- _AIM OF THE TASK_:
Output, please, exactly those lines of the listing that come before the line with "Reproduce this diagram with SVG.", along with that line itself.
─── RECORDS PROVIDED ───
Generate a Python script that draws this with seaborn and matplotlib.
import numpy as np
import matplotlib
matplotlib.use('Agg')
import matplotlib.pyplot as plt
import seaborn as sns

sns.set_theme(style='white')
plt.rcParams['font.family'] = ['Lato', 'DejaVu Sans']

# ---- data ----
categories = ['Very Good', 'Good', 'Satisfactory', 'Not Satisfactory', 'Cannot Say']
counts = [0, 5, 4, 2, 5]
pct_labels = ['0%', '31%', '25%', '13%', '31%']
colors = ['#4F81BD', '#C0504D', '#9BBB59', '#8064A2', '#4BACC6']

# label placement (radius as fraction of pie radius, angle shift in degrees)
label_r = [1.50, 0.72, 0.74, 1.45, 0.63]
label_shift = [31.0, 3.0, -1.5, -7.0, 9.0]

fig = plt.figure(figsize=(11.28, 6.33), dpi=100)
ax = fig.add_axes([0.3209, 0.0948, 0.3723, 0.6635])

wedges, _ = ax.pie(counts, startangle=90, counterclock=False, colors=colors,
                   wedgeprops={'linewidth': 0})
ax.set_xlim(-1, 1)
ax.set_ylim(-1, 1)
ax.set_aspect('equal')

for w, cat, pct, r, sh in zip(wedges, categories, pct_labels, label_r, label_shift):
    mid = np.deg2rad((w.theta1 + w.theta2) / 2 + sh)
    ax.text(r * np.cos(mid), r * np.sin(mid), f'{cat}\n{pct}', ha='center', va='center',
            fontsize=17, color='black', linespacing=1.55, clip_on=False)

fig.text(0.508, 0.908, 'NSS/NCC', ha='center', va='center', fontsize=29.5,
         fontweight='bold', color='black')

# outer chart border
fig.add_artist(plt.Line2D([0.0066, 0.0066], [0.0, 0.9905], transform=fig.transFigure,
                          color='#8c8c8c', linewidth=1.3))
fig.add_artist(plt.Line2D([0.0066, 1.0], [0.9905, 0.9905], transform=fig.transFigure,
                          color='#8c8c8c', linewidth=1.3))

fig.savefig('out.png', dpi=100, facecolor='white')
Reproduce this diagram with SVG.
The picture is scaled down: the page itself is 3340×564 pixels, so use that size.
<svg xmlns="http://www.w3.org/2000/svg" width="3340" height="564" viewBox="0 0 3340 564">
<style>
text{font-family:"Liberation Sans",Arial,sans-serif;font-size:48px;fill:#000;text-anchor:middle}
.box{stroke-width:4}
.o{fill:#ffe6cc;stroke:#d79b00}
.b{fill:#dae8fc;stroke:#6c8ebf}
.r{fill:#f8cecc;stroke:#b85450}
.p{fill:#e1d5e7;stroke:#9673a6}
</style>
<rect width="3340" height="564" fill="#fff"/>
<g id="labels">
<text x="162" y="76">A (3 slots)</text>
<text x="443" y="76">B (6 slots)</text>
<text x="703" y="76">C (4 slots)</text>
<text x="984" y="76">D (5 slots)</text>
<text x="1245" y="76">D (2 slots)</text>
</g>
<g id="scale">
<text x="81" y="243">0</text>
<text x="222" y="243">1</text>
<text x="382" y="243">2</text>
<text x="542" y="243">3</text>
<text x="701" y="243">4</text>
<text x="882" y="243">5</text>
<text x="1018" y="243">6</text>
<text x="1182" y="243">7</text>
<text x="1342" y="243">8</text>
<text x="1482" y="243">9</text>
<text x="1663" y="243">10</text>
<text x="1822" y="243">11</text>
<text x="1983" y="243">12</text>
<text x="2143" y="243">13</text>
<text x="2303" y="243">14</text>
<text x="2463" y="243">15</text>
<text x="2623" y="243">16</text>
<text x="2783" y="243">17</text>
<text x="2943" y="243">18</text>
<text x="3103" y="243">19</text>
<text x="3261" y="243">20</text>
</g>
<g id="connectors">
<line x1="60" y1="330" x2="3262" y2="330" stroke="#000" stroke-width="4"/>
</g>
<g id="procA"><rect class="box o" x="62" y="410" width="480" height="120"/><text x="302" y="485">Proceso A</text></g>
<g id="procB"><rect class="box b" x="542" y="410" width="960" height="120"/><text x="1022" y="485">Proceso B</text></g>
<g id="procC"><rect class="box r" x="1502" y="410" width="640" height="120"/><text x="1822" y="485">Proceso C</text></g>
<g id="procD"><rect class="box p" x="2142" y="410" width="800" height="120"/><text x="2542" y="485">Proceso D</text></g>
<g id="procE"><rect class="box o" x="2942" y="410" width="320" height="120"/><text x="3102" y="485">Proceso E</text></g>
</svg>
───
- _RESULT OF THIS TASK_:
Generate a Python script that draws this with seaborn and matplotlib.
import numpy as np
import matplotlib
matplotlib.use('Agg')
import matplotlib.pyplot as plt
import seaborn as sns

sns.set_theme(style='white')
plt.rcParams['font.family'] = ['Lato', 'DejaVu Sans']

# ---- data ----
categories = ['Very Good', 'Good', 'Satisfactory', 'Not Satisfactory', 'Cannot Say']
counts = [0, 5, 4, 2, 5]
pct_labels = ['0%', '31%', '25%', '13%', '31%']
colors = ['#4F81BD', '#C0504D', '#9BBB59', '#8064A2', '#4BACC6']

# label placement (radius as fraction of pie radius, angle shift in degrees)
label_r = [1.50, 0.72, 0.74, 1.45, 0.63]
label_shift = [31.0, 3.0, -1.5, -7.0, 9.0]

fig = plt.figure(figsize=(11.28, 6.33), dpi=100)
ax = fig.add_axes([0.3209, 0.0948, 0.3723, 0.6635])

wedges, _ = ax.pie(counts, startangle=90, counterclock=False, colors=colors,
                   wedgeprops={'linewidth': 0})
ax.set_xlim(-1, 1)
ax.set_ylim(-1, 1)
ax.set_aspect('equal')

for w, cat, pct, r, sh in zip(wedges, categories, pct_labels, label_r, label_shift):
    mid = np.deg2rad((w.theta1 + w.theta2) / 2 + sh)
    ax.text(r * np.cos(mid), r * np.sin(mid), f'{cat}\n{pct}', ha='center', va='center',
            fontsize=17, color='black', linespacing=1.55, clip_on=False)

fig.text(0.508, 0.908, 'NSS/NCC', ha='center', va='center', fontsize=29.5,
         fontweight='bold', color='black')

# outer chart border
fig.add_artist(plt.Line2D([0.0066, 0.0066], [0.0, 0.9905], transform=fig.transFigure,
                          color='#8c8c8c', linewidth=1.3))
fig.add_artist(plt.Line2D([0.0066, 1.0], [0.9905, 0.9905], transform=fig.transFigure,
                          color='#8c8c8c', linewidth=1.3))

fig.savefig('out.png', dpi=100, facecolor='white')
Reproduce this diagram with SVG.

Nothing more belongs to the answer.